WORK REQUIRED
Word for word, quote all of the material, omitting the pictures.

SOURCE DATA
==*==

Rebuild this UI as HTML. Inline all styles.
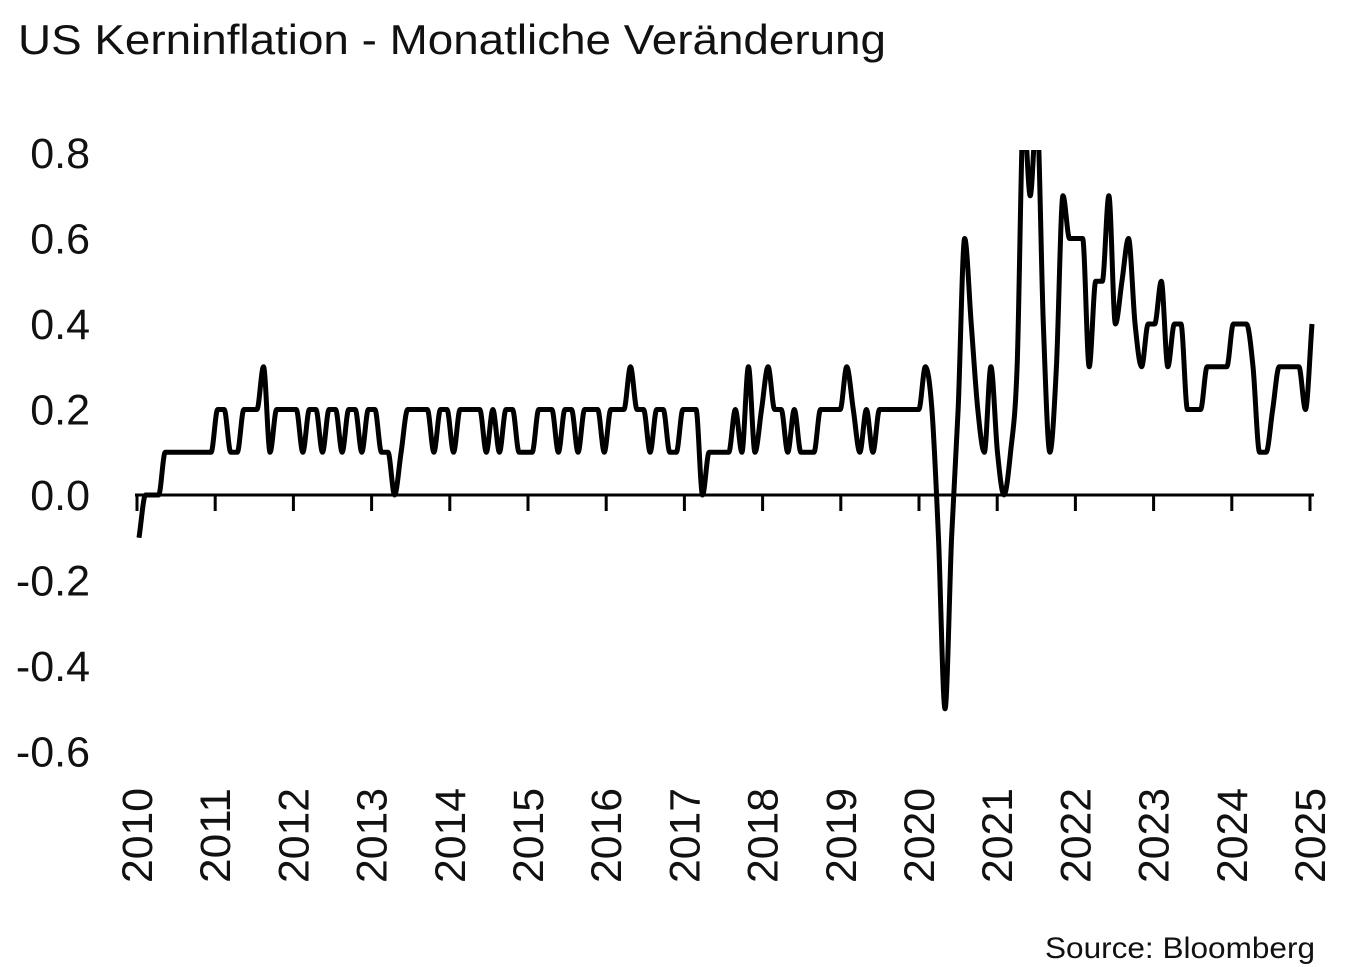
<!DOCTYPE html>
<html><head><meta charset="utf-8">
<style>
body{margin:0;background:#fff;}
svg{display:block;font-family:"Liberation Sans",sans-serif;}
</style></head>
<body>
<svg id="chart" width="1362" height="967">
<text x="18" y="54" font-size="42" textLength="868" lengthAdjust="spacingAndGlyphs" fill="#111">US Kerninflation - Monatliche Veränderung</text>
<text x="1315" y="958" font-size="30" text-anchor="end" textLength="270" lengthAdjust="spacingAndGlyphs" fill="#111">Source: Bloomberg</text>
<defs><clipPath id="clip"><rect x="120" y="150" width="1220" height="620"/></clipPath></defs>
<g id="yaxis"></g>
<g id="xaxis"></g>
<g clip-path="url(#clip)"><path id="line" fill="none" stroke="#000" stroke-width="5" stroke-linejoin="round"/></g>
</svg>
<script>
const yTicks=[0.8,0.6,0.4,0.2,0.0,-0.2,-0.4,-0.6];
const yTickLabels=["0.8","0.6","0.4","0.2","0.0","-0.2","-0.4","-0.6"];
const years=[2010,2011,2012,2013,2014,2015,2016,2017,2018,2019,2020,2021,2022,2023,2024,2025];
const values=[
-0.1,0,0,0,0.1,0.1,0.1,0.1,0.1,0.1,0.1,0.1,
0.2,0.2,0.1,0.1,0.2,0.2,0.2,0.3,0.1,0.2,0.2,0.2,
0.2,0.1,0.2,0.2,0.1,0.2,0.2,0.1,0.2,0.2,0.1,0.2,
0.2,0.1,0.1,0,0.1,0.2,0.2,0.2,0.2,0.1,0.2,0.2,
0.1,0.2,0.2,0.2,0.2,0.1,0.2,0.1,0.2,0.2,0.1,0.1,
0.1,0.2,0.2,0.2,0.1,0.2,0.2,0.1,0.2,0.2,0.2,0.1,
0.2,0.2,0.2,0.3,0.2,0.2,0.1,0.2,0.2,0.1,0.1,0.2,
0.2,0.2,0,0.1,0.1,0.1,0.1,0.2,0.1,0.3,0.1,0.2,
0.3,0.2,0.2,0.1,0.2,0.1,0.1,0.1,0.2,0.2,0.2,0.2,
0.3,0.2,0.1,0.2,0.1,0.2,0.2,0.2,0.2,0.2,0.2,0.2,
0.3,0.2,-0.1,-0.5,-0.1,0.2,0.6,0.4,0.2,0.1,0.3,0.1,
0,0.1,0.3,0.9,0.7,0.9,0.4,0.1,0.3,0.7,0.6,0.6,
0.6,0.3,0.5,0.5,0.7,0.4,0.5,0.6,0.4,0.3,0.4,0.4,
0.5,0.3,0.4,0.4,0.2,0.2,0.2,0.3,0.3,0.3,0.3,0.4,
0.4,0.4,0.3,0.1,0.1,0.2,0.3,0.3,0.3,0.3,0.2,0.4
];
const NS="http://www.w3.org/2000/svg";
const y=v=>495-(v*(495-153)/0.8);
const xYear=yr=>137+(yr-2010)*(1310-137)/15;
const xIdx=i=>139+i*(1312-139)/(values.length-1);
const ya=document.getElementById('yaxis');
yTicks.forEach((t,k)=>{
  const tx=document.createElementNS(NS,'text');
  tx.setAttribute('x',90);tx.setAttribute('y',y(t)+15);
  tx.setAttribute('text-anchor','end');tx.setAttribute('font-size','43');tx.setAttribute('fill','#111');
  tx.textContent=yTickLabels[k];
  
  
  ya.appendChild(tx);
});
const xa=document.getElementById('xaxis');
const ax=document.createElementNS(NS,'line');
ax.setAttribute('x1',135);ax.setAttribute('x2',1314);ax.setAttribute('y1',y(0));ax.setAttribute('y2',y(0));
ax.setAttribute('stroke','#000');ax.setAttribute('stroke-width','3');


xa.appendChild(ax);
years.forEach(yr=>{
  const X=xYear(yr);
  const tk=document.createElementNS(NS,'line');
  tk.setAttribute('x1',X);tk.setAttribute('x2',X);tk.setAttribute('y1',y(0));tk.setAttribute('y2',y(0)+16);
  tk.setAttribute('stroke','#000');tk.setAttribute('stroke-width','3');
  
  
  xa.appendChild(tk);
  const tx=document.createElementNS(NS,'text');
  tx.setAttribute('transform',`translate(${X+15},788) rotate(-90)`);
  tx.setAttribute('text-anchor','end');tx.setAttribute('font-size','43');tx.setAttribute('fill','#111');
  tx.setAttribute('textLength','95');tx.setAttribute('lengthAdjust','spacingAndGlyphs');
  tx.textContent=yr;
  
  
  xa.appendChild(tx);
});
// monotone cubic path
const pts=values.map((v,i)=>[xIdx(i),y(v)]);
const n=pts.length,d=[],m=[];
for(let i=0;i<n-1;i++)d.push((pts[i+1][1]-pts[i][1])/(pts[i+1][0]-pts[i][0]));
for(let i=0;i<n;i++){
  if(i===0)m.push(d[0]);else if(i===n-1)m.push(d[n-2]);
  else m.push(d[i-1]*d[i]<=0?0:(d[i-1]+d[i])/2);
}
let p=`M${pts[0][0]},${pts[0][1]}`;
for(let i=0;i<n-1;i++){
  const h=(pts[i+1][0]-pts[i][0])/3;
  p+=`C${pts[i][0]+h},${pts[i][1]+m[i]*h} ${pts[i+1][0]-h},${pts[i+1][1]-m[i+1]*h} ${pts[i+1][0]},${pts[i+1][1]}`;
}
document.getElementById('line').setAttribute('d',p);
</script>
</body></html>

==*==

FINISHED EXERCISE
Rebuild this UI as HTML. Inline all styles.
<!DOCTYPE html>
<html><head><meta charset="utf-8">
<style>
body{margin:0;background:#fff;}
svg{display:block;font-family:"Liberation Sans",sans-serif;}
</style></head>
<body>
<svg id="chart" width="1362" height="967">
<text x="18" y="54" font-size="42" textLength="868" lengthAdjust="spacingAndGlyphs" fill="#111">US Kerninflation - Monatliche Veränderung</text>
<text x="1315" y="958" font-size="30" text-anchor="end" textLength="270" lengthAdjust="spacingAndGlyphs" fill="#111">Source: Bloomberg</text>
<defs><clipPath id="clip"><rect x="120" y="150" width="1220" height="620"/></clipPath></defs>
<g id="yaxis"></g>
<g id="xaxis"></g>
<g clip-path="url(#clip)"><path id="line" fill="none" stroke="#000" stroke-width="5" stroke-linejoin="round"/></g>
</svg>
<script>
const yTicks=[0.8,0.6,0.4,0.2,0.0,-0.2,-0.4,-0.6];
const yTickLabels=["0.8","0.6","0.4","0.2","0.0","-0.2","-0.4","-0.6"];
const years=[2010,2011,2012,2013,2014,2015,2016,2017,2018,2019,2020,2021,2022,2023,2024,2025];
const values=[
-0.1,0,0,0,0.1,0.1,0.1,0.1,0.1,0.1,0.1,0.1,
0.2,0.2,0.1,0.1,0.2,0.2,0.2,0.3,0.1,0.2,0.2,0.2,
0.2,0.1,0.2,0.2,0.1,0.2,0.2,0.1,0.2,0.2,0.1,0.2,
0.2,0.1,0.1,0,0.1,0.2,0.2,0.2,0.2,0.1,0.2,0.2,
0.1,0.2,0.2,0.2,0.2,0.1,0.2,0.1,0.2,0.2,0.1,0.1,
0.1,0.2,0.2,0.2,0.1,0.2,0.2,0.1,0.2,0.2,0.2,0.1,
0.2,0.2,0.2,0.3,0.2,0.2,0.1,0.2,0.2,0.1,0.1,0.2,
0.2,0.2,0,0.1,0.1,0.1,0.1,0.2,0.1,0.3,0.1,0.2,
0.3,0.2,0.2,0.1,0.2,0.1,0.1,0.1,0.2,0.2,0.2,0.2,
0.3,0.2,0.1,0.2,0.1,0.2,0.2,0.2,0.2,0.2,0.2,0.2,
0.3,0.2,-0.1,-0.5,-0.1,0.2,0.6,0.4,0.2,0.1,0.3,0.1,
0,0.1,0.3,0.9,0.7,0.9,0.4,0.1,0.3,0.7,0.6,0.6,
0.6,0.3,0.5,0.5,0.7,0.4,0.5,0.6,0.4,0.3,0.4,0.4,
0.5,0.3,0.4,0.4,0.2,0.2,0.2,0.3,0.3,0.3,0.3,0.4,
0.4,0.4,0.3,0.1,0.1,0.2,0.3,0.3,0.3,0.3,0.2,0.4
];
const NS="http://www.w3.org/2000/svg";
const y=v=>495-(v*(495-153)/0.8);
const xYear=yr=>137+(yr-2010)*(1310-137)/15;
const xIdx=i=>139+i*(1312-139)/(values.length-1);
const ya=document.getElementById('yaxis');
yTicks.forEach((t,k)=>{
  const tx=document.createElementNS(NS,'text');
  tx.setAttribute('x',90);tx.setAttribute('y',y(t)+15);
  tx.setAttribute('text-anchor','end');tx.setAttribute('font-size','43');tx.setAttribute('fill','#111');
  tx.textContent=yTickLabels[k];
  
  
  ya.appendChild(tx);
});
const xa=document.getElementById('xaxis');
const ax=document.createElementNS(NS,'line');
ax.setAttribute('x1',135);ax.setAttribute('x2',1314);ax.setAttribute('y1',y(0));ax.setAttribute('y2',y(0));
ax.setAttribute('stroke','#000');ax.setAttribute('stroke-width','3');


xa.appendChild(ax);
years.forEach(yr=>{
  const X=xYear(yr);
  const tk=document.createElementNS(NS,'line');
  tk.setAttribute('x1',X);tk.setAttribute('x2',X);tk.setAttribute('y1',y(0));tk.setAttribute('y2',y(0)+16);
  tk.setAttribute('stroke','#000');tk.setAttribute('stroke-width','3');
  
  
  xa.appendChild(tk);
  const tx=document.createElementNS(NS,'text');
  tx.setAttribute('transform',`translate(${X+15},788) rotate(-90)`);
  tx.setAttribute('text-anchor','end');tx.setAttribute('font-size','43');tx.setAttribute('fill','#111');
  tx.setAttribute('textLength','95');tx.setAttribute('lengthAdjust','spacingAndGlyphs');
  tx.textContent=yr;
  
  
  xa.appendChild(tx);
});
// monotone cubic path
const pts=values.map((v,i)=>[xIdx(i),y(v)]);
const n=pts.length,d=[],m=[];
for(let i=0;i<n-1;i++)d.push((pts[i+1][1]-pts[i][1])/(pts[i+1][0]-pts[i][0]));
for(let i=0;i<n;i++){
  if(i===0)m.push(d[0]);else if(i===n-1)m.push(d[n-2]);
  else m.push(d[i-1]*d[i]<=0?0:(d[i-1]+d[i])/2);
}
let p=`M${pts[0][0]},${pts[0][1]}`;
for(let i=0;i<n-1;i++){
  const h=(pts[i+1][0]-pts[i][0])/3;
  p+=`C${pts[i][0]+h},${pts[i][1]+m[i]*h} ${pts[i+1][0]-h},${pts[i+1][1]-m[i+1]*h} ${pts[i+1][0]},${pts[i+1][1]}`;
}
document.getElementById('line').setAttribute('d',p);
</script>
</body></html>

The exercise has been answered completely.